The doctor I’d been going to since I moved to Texas retired recently (and somehow I missed being informed of that…guessing it went to some old email). She was a really nice, calm woman who never got excited about anything. She’d say we could try this, we could try that…what do you feel most comfortable with?
I’d been to other doctors in that practice, and all were fine, but since I have moved closer to another affiliated clinic, I decided to try one closer to home. Argh. Changing primary care physicians is NOT easy, since so few of them are taking new patients. I finally found a couple who didn’t have horrible reviews and chose the woman, just because, I guess.
My “Drug Habit”
Yesterday at 7 am, minutes after I woke up, her office called to brightly ask what medications I need refilled and to inform me that “the doctor doesn’t do refills of alprazolam, just so you’ll know.” Well, huh. That drug is Xanax, which I’ve had as an “emergency backup” for decades. I generally take about 6 a year, maybe fewer, especially now that my panic attack issue is much better. So, I was interested in finding out more about that, perhaps when I was more awake. At least she didn’t say they were taking away my fluoxetine (Prozac), which makes me feel like a stereotype, but also makes me able to cope with stuff like a pro.
So, I showed up wondering if I would have to find another new doctor. The nurse was just great, and she said the amount of Xanax I take is not a problem, and it could probably be renewed (I actually have plenty). Then, the doctor came in only a minute later (WOW!) and she was really good. Spoke to me like an equal, looked me in the eye, and explained that she had been dealing with patients whose doctors had retired that had been taking multiple Xanax every day, which really is not what the drug is for. Oh yeah, like my mom, in a stupor all day every day.
I asked her if she had an alternative for panic attacks, and she recommended propranodol (Inderal), which is a beta blocker. Huh. She said many people feel better once their heart stops racing, which is what Inderal does. She also pointed out you can drive and use alcohol when using it. So, I said I’d try it. I don’t expect to NEED it any time soon, but I DO have a trip to New Orleans with a zillion former La Leche League Leaders this weekend…
What about FOOD?
Look at me. I just wrote an entire essay on my drug use. That’s because I was avoiding the food part of the visit. That evil work-based checkup group had SENT my results to her. That’s the results that showed I have higher than normal triglycerides. Dang. I was caught.

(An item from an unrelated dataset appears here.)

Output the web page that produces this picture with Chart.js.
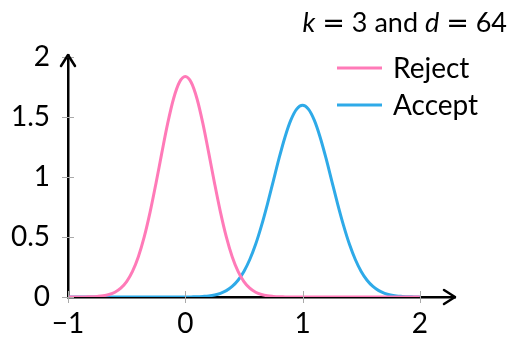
<!DOCTYPE html>
<html>
<head>
<meta charset="utf-8">
<script src="https://cdn.jsdelivr.net/npm/chart.js@4.4.1/dist/chart.umd.min.js"></script>
<style>
  html, body { margin: 0; padding: 0; background: #fff; }
  #wrap { width: 510px; height: 339px; }
</style>
</head>
<body>
<div id="wrap"><canvas id="chart" width="510" height="339"></canvas></div>
<script>
// x positions (step 0.05 from -1 to 2)
const xValues = [
  -1, -0.95, -0.9, -0.85, -0.8, -0.75, -0.7, -0.65, -0.6, -0.55,
  -0.5, -0.45, -0.4, -0.35, -0.3, -0.25, -0.2, -0.15, -0.1, -0.05,
  0, 0.05, 0.1, 0.15, 0.2, 0.25, 0.3, 0.35, 0.4, 0.45,
  0.5, 0.55, 0.6, 0.65, 0.7, 0.75, 0.8, 0.85, 0.9, 0.95,
  1, 1.05, 1.1, 1.15, 1.2, 1.25, 1.3, 1.35, 1.4, 1.45,
  1.5, 1.55, 1.6, 1.65, 1.7, 1.75, 1.8, 1.85, 1.9, 1.95, 2
];
const rejectValues = [
  0, 0, 0, 0.001, 0.002, 0.005, 0.010, 0.021, 0.040, 0.074,
  0.129, 0.214, 0.336, 0.501, 0.708, 0.948, 1.203, 1.449, 1.655, 1.792,
  1.84, 1.792, 1.655, 1.449, 1.203, 0.948, 0.708, 0.501, 0.336, 0.214,
  0.129, 0.074, 0.040, 0.021, 0.010, 0.005, 0.002, 0.001, 0, 0,
  0, 0, 0, 0, 0, 0, 0, 0, 0, 0,
  0, 0, 0, 0, 0, 0, 0, 0, 0, 0, 0
];
const acceptValues = [
  0, 0, 0, 0, 0, 0, 0, 0, 0, 0,
  0, 0, 0, 0, 0, 0, 0, 0, 0, 0,
  0, 0.001, 0.002, 0.005, 0.009, 0.017, 0.031, 0.053, 0.088, 0.140,
  0.213, 0.313, 0.440, 0.596, 0.774, 0.966, 1.159, 1.334, 1.476, 1.568,
  1.6, 1.568, 1.476, 1.334, 1.159, 0.966, 0.774, 0.596, 0.440, 0.313,
  0.213, 0.140, 0.088, 0.053, 0.031, 0.017, 0.009, 0.005, 0.002, 0.001, 0
];
const xTicks = [-1, 0, 1, 2];
const yTicks = [0, 0.5, 1, 1.5, 2];
const seriesNames = ['Reject', 'Accept'];

const PINK = '#ff7ab8';
const BLUE = '#2eaae8';
const FONT = 'Lato, "Open Sans", sans-serif';
const MATH = '"DejaVu Sans", sans-serif';

function pts(ys) {
  return xValues.map((x, i) => ({ x: x, y: ys[i] }));
}

function fmtTick(v) {
  // minus sign like the reference
  return v < 0 ? '\u2212' + Math.abs(v) : String(v);
}

// arrows, tick marks, title and legend
const decorPlugin = {
  id: 'decor',
  afterDatasetsDraw(chart) {
    const ctx = chart.ctx;
    const xs = chart.scales.x, ys = chart.scales.y;
    const x0 = xs.getPixelForValue(-1);
    const y0 = ys.getPixelForValue(0);
    const right = chart.chartArea.right, top = chart.chartArea.top;

    ctx.save();
    // small grey ticks crossing the axes
    ctx.strokeStyle = '#aaa';
    ctx.lineWidth = 1;
    yTicks.forEach(v => {
      const y = Math.round(ys.getPixelForValue(v)) + 0.5;
      ctx.beginPath(); ctx.moveTo(x0 - 6, y); ctx.lineTo(x0 + 6, y); ctx.stroke();
    });
    xTicks.forEach(v => {
      const x = Math.round(xs.getPixelForValue(v)) + 0.5;
      ctx.beginPath(); ctx.moveTo(x, y0 - 6); ctx.lineTo(x, y0 + 6); ctx.stroke();
    });

    // arrow heads
    ctx.strokeStyle = '#000';
    ctx.lineWidth = 2.5;
    ctx.lineCap = 'round';
    ctx.lineJoin = 'round';
    ctx.beginPath();
    ctx.moveTo(right - 11, y0 - 7); ctx.lineTo(right, y0); ctx.lineTo(right - 11, y0 + 7);
    ctx.stroke();
    ctx.beginPath();
    ctx.moveTo(x0 - 7, top + 11); ctx.lineTo(x0, top); ctx.lineTo(x0 + 7, top + 11);
    ctx.stroke();

    // title with italic k and d and wide "=" signs
    ctx.fillStyle = '#000';
    ctx.textBaseline = 'alphabetic';
    const parts = [
      ['k', 'italic 27px ' + FONT], [' ', '27px ' + FONT], ['=', '27px ' + MATH],
      [' 3 and ', '27px ' + FONT], ['d', 'italic 27px ' + FONT], [' ', '27px ' + FONT],
      ['=', '27px ' + MATH], [' 64', '27px ' + FONT]
    ];
    let w = 0;
    parts.forEach(p => { ctx.font = p[1]; w += ctx.measureText(p[0]).width; });
    let tx = 507 - w;
    parts.forEach(p => {
      ctx.font = p[1];
      ctx.fillText(p[0], tx, 32);
      tx += ctx.measureText(p[0]).width;
    });

    // legend
    const colors = [PINK, BLUE];
    const rows = [68, 105];
    ctx.font = '28px ' + FONT;
    ctx.textBaseline = 'middle';
    seriesNames.forEach((name, i) => {
      ctx.strokeStyle = colors[i];
      ctx.lineWidth = 3;
      ctx.lineCap = 'butt';
      ctx.beginPath(); ctx.moveTo(337, rows[i]); ctx.lineTo(382, rows[i]); ctx.stroke();
      ctx.fillStyle = '#000';
      ctx.fillText(name, 393, rows[i] + 1);
    });
    ctx.restore();
  }
};

new Chart(document.getElementById('chart'), {
  type: 'line',
  data: {
    datasets: [
      { label: seriesNames[0], data: pts(rejectValues), borderColor: PINK, borderWidth: 3, pointRadius: 0, tension: 0.4, cubicInterpolationMode: 'monotone' },
      { label: seriesNames[1], data: pts(acceptValues), borderColor: BLUE, borderWidth: 3, pointRadius: 0, tension: 0.4, cubicInterpolationMode: 'monotone' }
    ]
  },
  options: {
    responsive: false,
    animation: false,
    layout: { padding: { top: 55, right: 55, left: 0, bottom: 0 } },
    plugins: { legend: { display: false }, tooltip: { enabled: false } },
    scales: {
      x: {
        type: 'linear',
        min: -1,
        max: 2.3,
        afterBuildTicks: s => { s.ticks = xTicks.map(v => ({ value: v })); },
        afterFit: s => { s.height = 42; },
        grid: { display: false, drawTicks: false },
        border: { display: true, color: '#000', width: 2.5 },
        ticks: { color: '#000', font: { family: FONT, size: 28 }, padding: 10, maxRotation: 0, callback: v => fmtTick(v) }
      },
      y: {
        min: 0,
        max: 2.02,
        afterBuildTicks: s => { s.ticks = yTicks.map(v => ({ value: v })); },
        afterFit: s => { s.width = 68; },
        grid: { display: false, drawTicks: false },
        border: { display: true, color: '#000', width: 2.5 },
        ticks: { color: '#000', font: { family: FONT, size: 28 }, padding: 18, callback: v => fmtTick(v) }
      }
    }
  },
  plugins: [decorPlugin]
});
</script>
</body>
</html>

While I’ve been enjoying not stressing out about my usual pattern of going on diets and losing 30 pounds, then getting them back, I’ve been rather lax about limiting sweets and carbs. I don’t buy candy or pastries, but if I see one laying around, I’ll eat it. And cooking for Lee, combined with a personal devotion to pasta, has upped my carb consumption. I’ve even been eating more bread than usual.
The doctor said I didn’t need to go on a “diet,” per se, but I just need to cut the sugars and carbs. The reason, she said, is the triglycerides are the only type of fat in the blood that diet and exercise can easily lower. She said she has seen dramatic numbers just by changing eating habits (I already exercise enough).
I know full well I can do this. I just HATE thinking about every bite that goes into my mouth. So, I plan to be more easy on myself and just not eat sweets and pieces of bread that come with meals (which I used to always do), and eat a lot less of my carb buddies. I’m not a keto person, but I can moderate. I’ll not be leaping on scales and obsessing. I’ll just be doing normal, healthy eating, which I realize is what I should always be doing.
I’d love your support as I transition to a more healthy eating pattern. When I go back in for blood work in January, we’ll see how I do.